Unlike previous trade reps, Tai does not have a direct relationship with her president. She has also inherited a career staff, many of whom resent and undermine the new direction of trade policy. Of the few officials whom she does get to appoint, many have been imposed by the White House and are not in sympathy with either Tai or Biden’s trade agenda.
The latest example is the nomination of Nelson Cunningham, a longtime corporate trade consultant, to be Tai’s deputy. The nomination is opposed by leading Democratic senators and may well fall of its own weight.
What I’ve just written is factual. But here’s how Politico begins its latest hit job against Tai, titled “Staff Exodus Signals End to Biden’s Trade Dreams”:
Frustration with a stalled trade agenda and unhappiness with the leadership of President Joe Biden’s trade chief [Tai] is pushing more than a half-dozen senior trade officials out the door, according to four current and former administration officials with knowledge of the departures.
The piece goes on:
“She’s really tough on people, and she hasn’t figured out a way to have relationships in other parts of the administration, which is how you do your job,” said one official familiar with the staffing issues. “The morale [problem] is more about that than anything else.

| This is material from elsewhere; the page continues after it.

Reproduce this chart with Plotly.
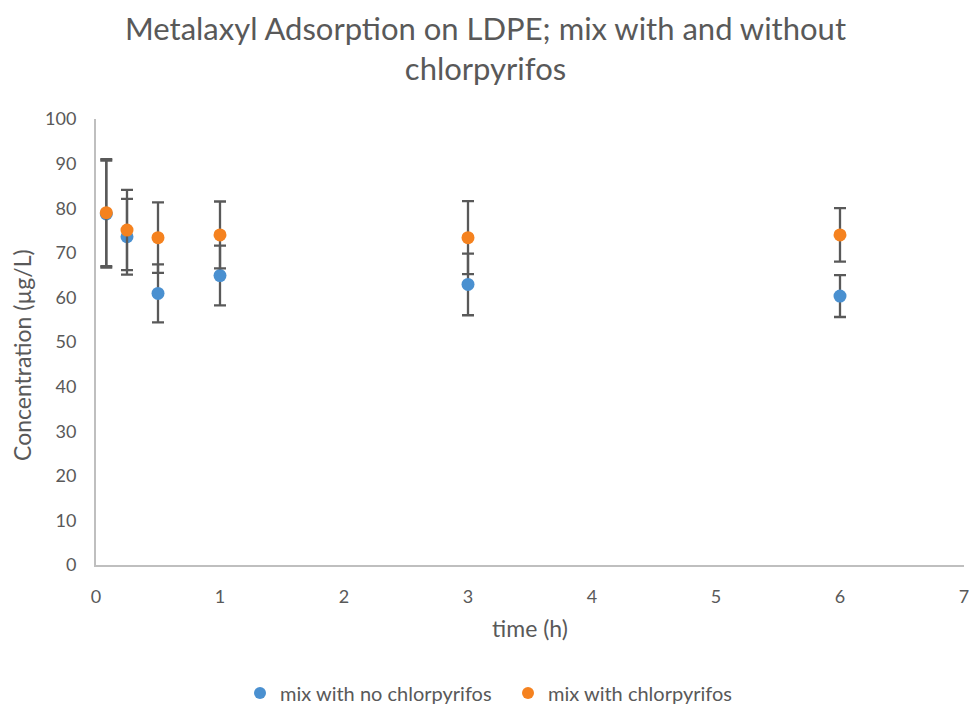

Other agencies aren’t having these kinds of departures.”
This piece could be used in a journalism class as a textbook case of how to let yourself be used by one side of a political dispute, relying on a blind quote by a self-interested party to the dispute, using an ad hominem (ad feminam in this case) argument.
The six people are in fact leaving for a variety of reasons, some personal, some reflecting the fact that they are on the losing side of a policy argument that Biden and Tai have been winning, and have decided to move on. But how convenient to make this about Tai’s supposed management and interpersonal deficiencies.
In fact, contrary to Politico’s misleading title, “Biden’s trade dreams” are doing just fine. What is in trouble is the trade dream of the free-trade establishment.
Well down in the Politico piece, the author, trade specialist Gavin Bade, feels obligated to quote some people giving the other side of the argument. In the past, Bade, whom I’ve never talked to, has been more fair-minded and factual. You have to wonder if the misleading tilt in the piece came from his editors.
In paragraph 12, we get the following: “One staff member who has served under six trade representatives said she’s much less harsh than some of her predecessors. ‘She doesn’t come down on people,’ said the staffer. ‘She kicks the tires on arguments. And sometimes those arguments don’t hold up.’”
Exactly. That could have been the lede.